Пример Афганистана, Ирака, палестинцев, а также ряда других народов, стран и территорий однозначен. Организация эффективной системы управления и прозрачной экономики, способной вывести депрессивные регионы проживания меньшинств современного БСВ на самофинансирование, – реальная задача в случае проведения в жизнь долгосрочной стратегии. К сожалению, эффективную стратегию такого рода в регионе в настоящее время демонстрирует на собственных окраинах лишь Китай. С другой стороны, Пекин и в реконструкции всей экономики КНР при сохранении политической стабильности и управляемости страны является явным исключением из мировой практики.
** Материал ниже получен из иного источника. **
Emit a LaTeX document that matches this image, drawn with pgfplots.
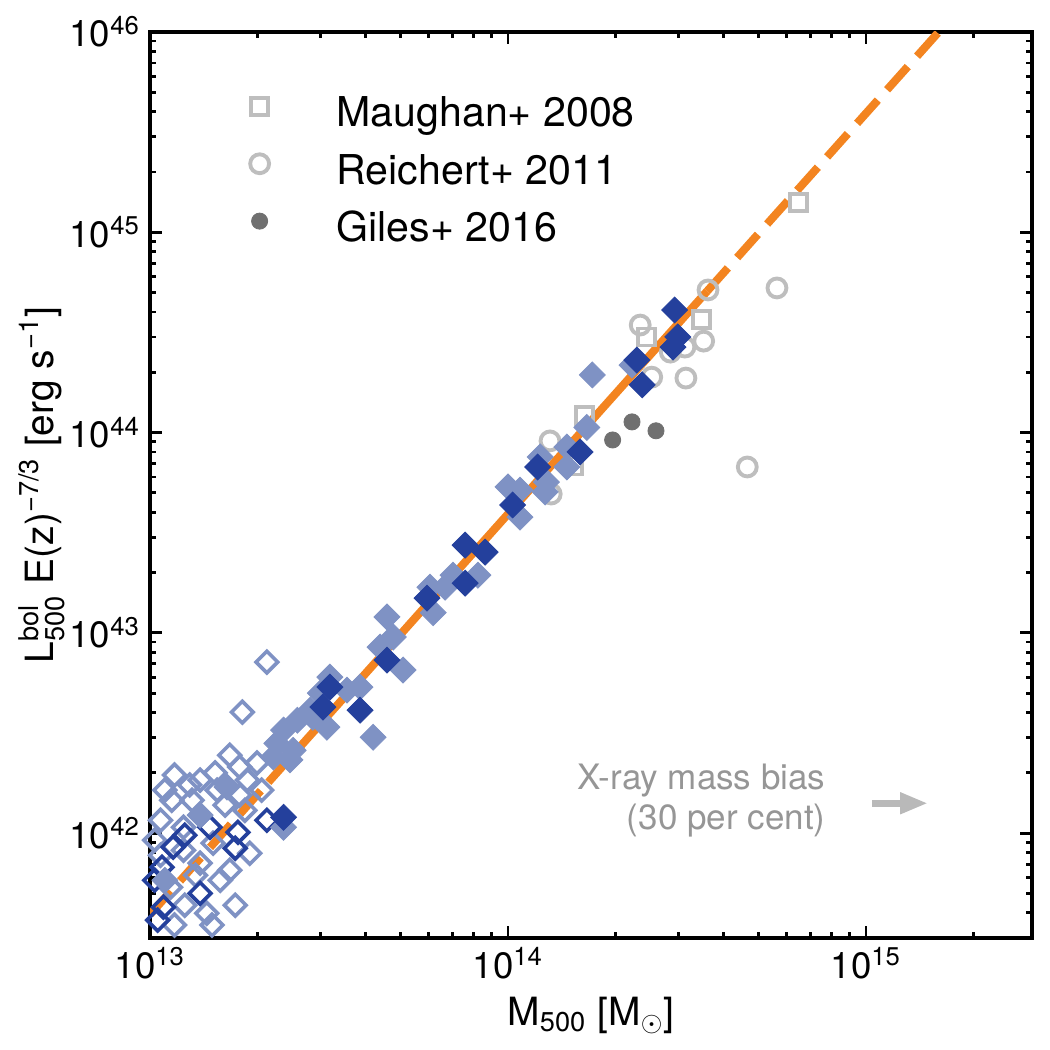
\documentclass[border=0pt]{standalone}
\usepackage{fontspec}
\setmainfont{TeX Gyre Heros}
\usepackage{amsmath}
\usepackage{pgfplots}
\usepackage{pgfplotstable}
\pgfplotsset{compat=1.18}
\usetikzlibrary{arrows.meta}

\definecolor{fitorange}{RGB}{243,132,32}
\definecolor{darkblue}{RGB}{36,64,156}
\definecolor{lightblue}{RGB}{127,146,196}
\definecolor{ltgray}{RGB}{190,190,190}
\definecolor{dkgray}{RGB}{112,112,112}
\definecolor{notegray}{RGB}{150,150,150}
\definecolor{arrowgray}{RGB}{185,185,185}

% single-mark legend symbol
\pgfplotsset{dotlegend/.style={legend image code/.code={%
  \path[draw=none, fill=none] (-8pt,-3pt) rectangle (8pt,10pt);
  \draw[##1] plot coordinates {(0pt,3.6pt)};}}}

% Comparison samples
\pgfplotstableread{
M L
6.46e14 1.40e45
3.48e14 3.65e44
2.43e14 3.00e44
1.64e14 1.22e44
1.52e14 6.81e43
}\maughan
\pgfplotstableread{
M L
3.62e14 5.15e44
5.64e14 5.27e44
3.52e14 2.86e44
3.12e14 2.67e44
3.14e14 1.87e44
4.66e14 6.73e43
2.34e14 3.44e44
2.84e14 2.52e44
2.52e14 1.89e44
1.31e14 9.08e43
1.32e14 4.93e43
}\reichert
\pgfplotstableread{
M L
1.96e14 9.18e43
2.22e14 1.13e44
2.59e14 1.02e44
}\giles

% Simulated clusters and groups
\pgfplotstableread{
M L
2.92e14 4.09e44
2.98e14 3.00e44
2.89e14 2.67e44
2.29e14 2.30e44
2.37e14 1.73e44
1.59e14 8.00e43
1.21e14 6.73e43
1.03e14 4.35e43
7.59e13 2.74e43
8.63e13 2.53e43
7.59e13 1.77e43
5.94e13 1.49e43
4.59e13 7.31e42
3.18e13 5.36e42
3.04e13 4.26e42
3.86e13 4.11e42
2.36e13 1.20e42
}\darkfilled
\pgfplotstableread{
M L
1.72e14 1.94e44
2.22e14 2.17e44
1.66e14 1.06e44
1.46e14 8.47e43
1.46e14 6.73e43
1.23e14 7.55e43
1.28e14 5.66e43
1.08e14 5.16e43
1.27e14 5.05e43
1.00e14 5.35e43
1.08e14 3.78e43
8.24e13 1.94e43
7.02e13 1.94e43
6.05e13 1.69e43
6.67e13 1.69e43
6.18e13 1.26e43
4.59e13 1.20e43
4.78e13 9.53e42
4.39e13 8.49e42
5.09e13 6.52e42
3.18e13 6.01e42
2.99e13 5.00e42
3.55e13 5.18e42
3.86e13 5.36e42
4.20e13 3.01e42
3.12e13 3.38e42
2.85e13 3.79e42
2.36e13 3.27e42
2.26e13 2.81e42
2.51e13 2.59e42
2.21e13 2.40e42
2.36e13 1.07e42
2.58e13 3.66e42
2.80e13 4.11e42
2.46e13 2.32e42
1.64e13 1.70e42
1.38e13 1.23e42
1.10e13 5.82e41
}\lightfilled
\pgfplotstableread{
M L
2.12e13 1.16e42
1.47e13 1.07e42
1.76e13 1.01e42
1.73e13 8.41e41
1.16e13 8.51e41
1.08e13 6.76e41
1.38e13 5.01e41
1.09e13 4.27e41
1.05e13 3.68e41
1.25e13 9.77e41
1.03e13 5.82e41
}\darkopen
\pgfplotstableread{
M L
2.12e13 7.15e42
1.81e13 4.02e42
1.67e13 2.45e42
1.52e13 2.00e42
1.78e13 2.14e42
1.99e13 2.24e42
1.87e13 1.84e42
1.15e13 1.46e42
1.31e13 1.46e42
1.54e13 1.64e42
1.90e13 7.94e41
1.50e13 8.91e41
1.24e13 8.22e41
1.38e13 7.08e41
1.14e13 5.37e41
1.44e13 3.98e41
1.49e13 3.48e41
1.24e13 1.07e42
1.57e13 5.82e41
1.07e13 1.16e42
1.17e13 1.95e42
1.38e13 1.84e42
1.03e13 9.23e41
1.25e13 4.37e41
1.78e13 1.55e42
2.05e13 1.64e42
1.10e13 1.64e42
1.29e13 1.74e42
1.62e13 1.38e42
1.84e13 1.30e42
1.07e13 7.76e41
1.34e13 6.17e41
1.67e13 6.53e41
1.17e13 3.48e41
1.73e13 4.37e41
}\lightopen

\begin{document}
\begin{tikzpicture}
\useasboundingbox (-54pt,-40.32pt) rectangle (324pt,337.68pt);
\begin{axis}[
  at={(0pt,0pt)}, anchor=south west,
  scale only axis, width=317.52pt, height=326.16pt,
  xmode=log, ymode=log,
  xmin=1e13, xmax=2.91e15, ymin=3e41, ymax=1e46,
  xtick={1e13,1e14,1e15},
  xticklabels={10\textsuperscript{13},10\textsuperscript{14},10\textsuperscript{15}},
  minor xtick={2e13,3e13,4e13,5e13,6e13,7e13,8e13,9e13,2e14,3e14,4e14,5e14,6e14,7e14,8e14,9e14,2e15},
  ytick={1e42,1e43,1e44,1e45,1e46},
  yticklabels={10\textsuperscript{42},10\textsuperscript{43},10\textsuperscript{44},10\textsuperscript{45},10\textsuperscript{46}},
  minor ytick={4e41,5e41,6e41,7e41,8e41,9e41,2e42,3e42,4e42,5e42,6e42,7e42,8e42,9e42,2e43,3e43,4e43,5e43,6e43,7e43,8e43,9e43,2e44,3e44,4e44,5e44,6e44,7e44,8e44,9e44,2e45,3e45,4e45,5e45,6e45,7e45,8e45,9e45},
  tick align=inside, xtick pos=both, ytick pos=both,
  major tick length=4.3pt, minor tick length=2.2pt,
  tick style={line width=1pt, black},
  axis line style={line width=1.4pt},
  tick label style={font=\fontsize{13.2}{15}\selectfont},
  label style={font=\fontsize{14}{17}\selectfont},
  xlabel={M$_{\text{500}}$ [M$_\odot$]},
  ylabel={L$^{\text{bol}}_{\text{500}}$ E(z)$^{\text{−7/3}}$ [erg s$^{\text{−1}}$]},
  ylabel style={at={(axis description cs:-0.1224,0.5)}, anchor=center},
  legend cell align=left,
  legend style={at={(axis description cs:0.0984,0.938)}, anchor=north west,
    draw=none, fill=none, inner sep=0pt, column sep=19.7pt, row sep=3.9pt,
    font=\fontsize{14.8}{17}\selectfont,
    nodes={inner sep=0pt, text height=10.5pt, text depth=3pt}},
]
% comparison samples (legend entries)
\addplot[only marks, mark=square, mark size=3.06pt, color=ltgray, line width=1.4pt, dotlegend]
  table[x=M, y=L] {\maughan};
\addlegendentry{Maughan+ 2008}
\addplot[only marks, mark=o, mark size=3.4pt, color=ltgray, line width=1.4pt, dotlegend]
  table[x=M, y=L] {\reichert};
\addlegendentry{Reichert+ 2011}
\addplot[only marks, mark=*, mark size=2.9pt, color=dkgray, line width=0.3pt, dotlegend]
  table[x=M, y=L] {\giles};
\addlegendentry{Giles+ 2016}

% simulated systems
\addplot[forget plot, only marks, mark=square, mark size=2.75pt, color=lightblue,
  mark options={rotate=45, line width=1.3pt}] table[x=M, y=L] {\lightopen};
\addplot[forget plot, only marks, mark=square, mark size=2.75pt, color=darkblue,
  mark options={rotate=45, line width=1.3pt}] table[x=M, y=L] {\darkopen};
\addplot[forget plot, only marks, mark=square*, mark size=3.3pt, color=lightblue,
  mark options={rotate=45, line width=0.3pt}] table[x=M, y=L] {\lightfilled};
\addplot[forget plot, only marks, mark=square*, mark size=3.3pt, color=darkblue,
  mark options={rotate=45, line width=0.3pt}] table[x=M, y=L] {\darkfilled};

% best-fit relation: solid over the fitted range, dashed outside it
\addplot[forget plot, fitorange, line width=2.9pt, dash pattern=on 11.2pt off 5pt]
  coordinates {(1e13,3.93e41) (2.14e13,1.795e42)};
\addplot[forget plot, fitorange, line width=2.9pt]
  coordinates {(2.14e13,1.795e42) (3.6e14,5.08e44)};
\addplot[forget plot, fitorange, line width=2.9pt, dash pattern=on 11.2pt off 5pt]
  coordinates {(3.6e14,5.08e44) (3e15,3.53e46)};

% mass-bias indicator
\node[anchor=east, align=right, inner sep=0pt, text=notegray, font=\fontsize{12.6}{14.4}\selectfont]
  at (axis cs:7.73e14,1.46e42) {X-ray mass bias\\(30 per cent)};
\draw[arrowgray, line width=2.5pt, -{Triangle[width=7.2pt,length=10pt]}]
  (axis cs:1.04e15,1.41e42) -- (axis cs:1.49e15,1.41e42);
\end{axis}
\end{tikzpicture}
\end{document}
Отчего китайская государственность и существует не одну тысячу лет…
Информация к размышлению
Неисламские регионалы
Особняком в регионе стоят ближневосточные «чужаки» – Израиль и Кипр. Членство в ЕС и особые отношения с Россией укрепляют положение Кипра, а длящаяся с 1974 года турецкая оккупация Северного Кипра ослабляет. Однако эскалация кипрского конфликта маловероятна. Диалог между общинами турок и греков-киприотов даёт основания для осторожного оптимизма, хотя ожидать объединения острова в скорой перспективе не приходится. Во всяком случае, все усилия ООН по проведению референдума по объединению Кипра в преддверии вступления его греческого юга в ЕС провалились из-за позиции греческого населения острова.
Южный, греческий Кипр является для Ливана, Сирии и Израиля нейтральной территорией, на которой контактируют представители различных политических сил, в том числе воюющих друг с другом партий и кланов. Обнаружение на кипрском шельфе месторождений природного газа и охлаждение отношений Израиля с Турцией привели к сближению Никосии с Иерусалимом. Итогом этого стали контакты руководства двух стран и запрет, наложенный руководством Республики Кипр, на попытки использования её территории антиглобалистами и исламистами для подготовки «флотилий свободы», пытающихся организовать бесконтрольную доставку грузов в сектор Газа.